Diane Raptosh’s verse collection, American Amnesiac (Etruscan Press), was longlisted for the 2013 National Book Award as well as for the Housatonic Book Award in poetry. The recipient of three fellowships in literature from the Idaho Commission on the Arts, she served as the Boise Poet Laureate (2013) as well as the Idaho Writer-in-Residence (2013-2016). In 2018 she won the Idaho Governor’s Arts Award in Excellence. An active ambassador for poetry, she has given workshops and readings everywhere from riverbanks to prisons. The holder of the Eyck-Berringer Endowed Chair in English, she teaches literature and writing at the College of Idaho, where she also co-chairs the program in criminal justice/prison studies. Run: A Verse-History of Victoria Woodhull, is her seventh book.
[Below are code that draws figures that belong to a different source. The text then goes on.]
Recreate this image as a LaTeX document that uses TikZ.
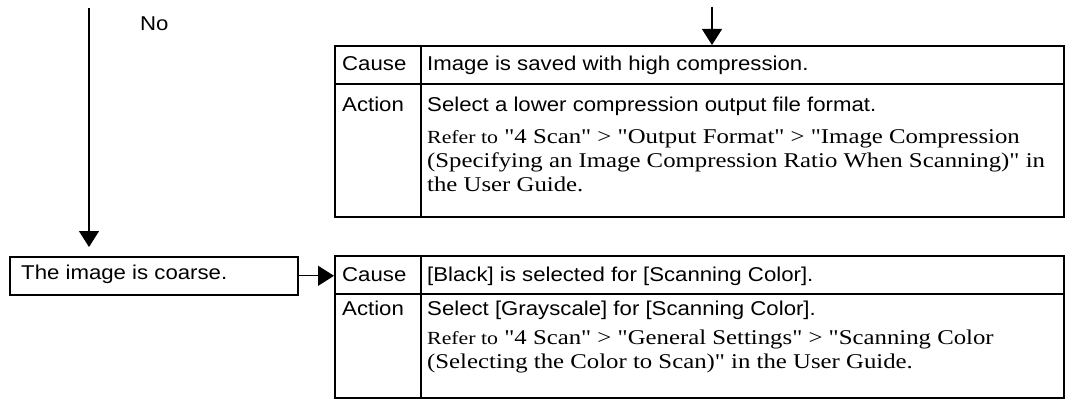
\documentclass[tikz,border=0pt]{standalone}
\usepackage{fontspec}
\setmainfont{Liberation Serif}[FakeStretch=1.18,Ligatures=TeXOff]
\setsansfont{Liberation Sans}[FakeStretch=1.11]
\usetikzlibrary{arrows.meta,positioning}
\newcommand{\referto}{{\fontsize{18.5}{24.5}\selectfont Refer to}}

\begin{document}
\begin{tikzpicture}[x=1pt,y=-1pt,
  cell/.style={draw,line width=1.6pt,inner sep=0pt,anchor=north west},
  sans/.style={font=\sffamily\fontsize{20}{24.5}\selectfont,inner sep=0pt,anchor=base west},
  serif/.style={font=\rmfamily\fontsize{21}{24}\selectfont,inner sep=0pt,anchor=north west,align=left},
  flow/.style={line width=1.2pt,-{Triangle[length=16pt,width=20pt]}}]
  \useasboundingbox (0,0) rectangle (1065,401);
  % upper table
  \node[cell,minimum width=86pt,minimum height=38pt] (causeA) at (334,45) {};
  \node[cell,minimum width=643pt,minimum height=38pt] (causeAtxt) at (420,45) {};
  \node[cell,minimum width=86pt,minimum height=133pt] (actA) at (334,83) {};
  \node[cell,minimum width=643pt,minimum height=133pt] (actAtxt) at (420,83) {};
  \node[sans] (causeAlab) at (342,71) {Cause};
  \node[sans] (causeAtext) at (427,71) {Image is saved with high compression.};
  \node[sans] (actAlab) at (342,112) {Action};
  \node[sans] (actAtext) at (427,112) {Select a lower compression output file format.};
  \node[serif] (refA) at (427,129) {\referto{} "4 Scan" > "Output Format" > "Image Compression\\
    (Specifying an Image Compression Ratio When Scanning)" in\\
    the User Guide.};
  % lower table
  \node[cell,minimum width=86pt,minimum height=38pt] (causeB) at (334,255) {};
  \node[cell,minimum width=643pt,minimum height=38pt] (causeBtxt) at (420,255) {};
  \node[cell,minimum width=86pt,minimum height=104pt] (actB) at (334,293) {};
  \node[cell,minimum width=643pt,minimum height=104pt] (actBtxt) at (420,293) {};
  \node[sans] (causeBlab) at (342,281) {Cause};
  \node[sans] (causeBtext) at (427,281) {[Black] is selected for [Scanning Color].};
  \node[sans] (actBlab) at (342,315) {Action};
  \node[sans] (actBtext) at (427,315) {Select [Grayscale] for [Scanning Color].};
  \node[serif] (refB) at (427,330) {\referto{} "4 Scan" > "General Settings" > "Scanning Color\\
    (Selecting the Color to Scan)" in the User Guide.};
  % symptom box
  \node[cell,minimum width=288pt,minimum height=38pt] (coarse) at (9,256) {};
  \node[sans] (coarseTxt) at (21,279) {The image is coarse.};
  \node[sans] (no) at (140,30.5) {No};
  % connectors
  \coordinate (noTop) at (89,8);
  \coordinate (yesTop) at (712,7);
  \draw[flow,shorten >=9pt] (noTop) -- (noTop |- coarse.north);
  \draw[flow] (yesTop) -- (yesTop |- causeAtxt.north);
  \draw[flow] (coarse.east) -- (coarse.east -| causeB.west);
\end{tikzpicture}
\end{document}
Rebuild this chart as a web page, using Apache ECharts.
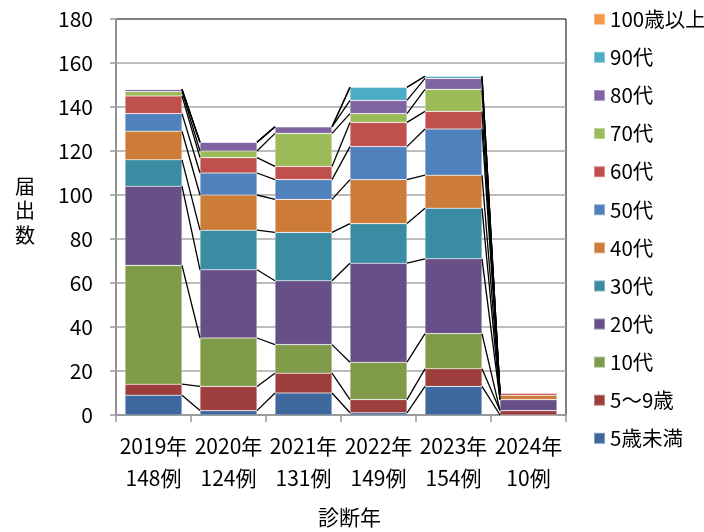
<!DOCTYPE html>
<html>
<head>
<meta charset="utf-8">
<script src="https://cdn.jsdelivr.net/npm/echarts@6/dist/echarts.min.js"></script>
<style>
html,body{margin:0;padding:0;background:#fff;}
#c{width:704px;height:532px;}
</style>
</head>
<body>
<div id="c"></div>
<script>
// ---- data ----
const years = ['2019年', '2020年', '2021年', '2022年', '2023年', '2024年'];
const totals = [148, 124, 131, 149, 154, 10];
const seriesNames = ['5歳未満', '5～9歳', '10代', '20代', '30代', '40代', '50代', '60代', '70代', '80代', '90代', '100歳以上'];
const under5    = [9, 2, 10, 1, 13, 0];
const age5to9   = [5, 11, 9, 6, 8, 2];
const teens     = [54, 22, 13, 17, 16, 0];
const twenties  = [36, 31, 29, 45, 34, 5];
const thirties  = [12, 18, 22, 18, 23, 0];
const forties   = [13, 16, 15, 20, 15, 2];
const fifties   = [8, 10, 9, 15, 21, 0];
const sixties   = [8, 7, 6, 11, 8, 1];
const seventies = [2, 3, 15, 4, 10, 0];
const eighties  = [1, 4, 3, 6, 5, 0];
const nineties  = [0, 0, 0, 6, 1, 0];
const over100   = [0, 0, 0, 0, 0, 0];
const yTicks = [0, 20, 40, 60, 80, 100, 120, 140, 160, 180];

const values = [under5, age5to9, teens, twenties, thirties, forties, fifties, sixties, seventies, eighties, nineties, over100];
const colors = ['#3F699E', '#9D3E3C', '#7F9A48', '#694F88', '#3B8CA2', '#CC7B38',
                '#4F81BD', '#C0504D', '#9BBB59', '#8064A2', '#4BACC6', '#F79646'];
const categories = years.map((y, i) => y + '\n' + totals[i] + '例');
const FONT = '"Noto Sans CJK JP", "Noto Sans", sans-serif';
const BAR_FRAC = 0.76;

// cumulative tops for series lines
const cum = [];
values.forEach((arr, s) => {
  cum.push(arr.map((v, i) => v + (s > 0 ? cum[s - 1][i] : 0)));
});
const lineData = [];
for (let s = 0; s < values.length; s++) {
  for (let i = 0; i < years.length - 1; i++) {
    lineData.push([i, cum[s][i], cum[s][i + 1]]);
  }
}

const barSeries = values.map((arr, s) => ({
  name: seriesNames[s],
  type: 'bar',
  stack: 'total',
  barWidth: (BAR_FRAC * 100) + '%',
  data: arr,
  itemStyle: { color: colors[s], borderColor: 'rgba(255,255,255,0.35)', borderWidth: 0.6 },
  emphasis: { disabled: true },
  animation: false
}));

const lineSeries = {
  type: 'custom',
  name: 'serieslines',
  data: lineData,
  encode: { x: 0, y: [1, 2] },
  z: 5,
  silent: true,
  animation: false,
  renderItem: function (params, api) {
    const i = api.value(0);
    const p1 = api.coord([i, api.value(1)]);
    const p2 = api.coord([i + 1, api.value(2)]);
    const bw = api.size([1, 0])[0] * BAR_FRAC / 2;
    return {
      type: 'line',
      shape: { x1: p1[0] + bw, y1: p1[1], x2: p2[0] - bw, y2: p2[1] },
      style: { stroke: '#000', lineWidth: 1.3 }
    };
  }
};

const chart = echarts.init(document.getElementById('c'), null, { renderer: 'canvas' });
chart.setOption({
  animation: false,
  backgroundColor: '#fff',
  textStyle: { fontFamily: FONT },
  grid: { left: 116, right: 138, top: 19, bottom: 117, show: true, borderColor: '#000', borderWidth: 1 },
  legend: {
    orient: 'vertical',
    left: 588,
    top: 4,
    itemWidth: 11,
    itemHeight: 11,
    itemGap: 17.6,
    icon: 'rect',
    data: seriesNames.slice().reverse(),
    textStyle: { fontFamily: FONT, fontSize: 20.5, lineHeight: 20, color: '#000' },
    selectedMode: false
  },
  xAxis: {
    type: 'category',
    data: categories,
    axisLine: { lineStyle: { color: '#999', width: 1.5 } },
    axisTick: { show: true, inside: false, length: 7, lineStyle: { color: '#999', width: 1.5 } },
    axisLabel: { color: '#000', fontFamily: FONT, fontSize: 21, lineHeight: 32, margin: 15, interval: 0 }
  },
  yAxis: {
    type: 'value',
    min: yTicks[0],
    max: yTicks[yTicks.length - 1],
    interval: yTicks[1] - yTicks[0],
    axisLine: { show: true, lineStyle: { color: '#999', width: 1.5 } },
    axisTick: { show: true, inside: false, length: 6, lineStyle: { color: '#999', width: 1.5 } },
    axisLabel: { color: '#000', fontFamily: FONT, fontSize: 21, margin: 23 },
    splitLine: { show: true, showMaxLine: false, lineStyle: { color: '#a6a6a6', width: 1.5 } }
  },
  graphic: [
    {
      type: 'text', left: 15, top: 174, silent: true,
      style: { text: '届\n出\n数', font: '20px ' + FONT, fill: '#000', lineHeight: 24.5, align: 'center' }
    },
    {
      type: 'text', left: 318, top: 507, silent: true,
      style: { text: '診断年', font: '21px ' + FONT, fill: '#000' }
    }
  ],
  series: barSeries.concat([lineSeries])
});
</script>
</body>
</html>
Tina Cane serves as the Poet Laureate of Rhode Island, where she is the founder and director of Writers-in-the-Schools, RI. She is the author of The Fifth Thought, Dear Elena: Letters for Elena Ferrante, poems with art by Esther Solondz, Once More With Feeling, and Body of Work. She was a 2020 Poet Laureate Fellow with the Academy of American Poets and is the creator/curator of the distance reading series, Poetry is Bread. Her new poetry collection, Year of the Murder Hornet, is forthcoming from Veliz Books in 2022, and her debut novel-in-verse for young adults, Alma Presses Play (Penguin/Random House), will be released in September 2021.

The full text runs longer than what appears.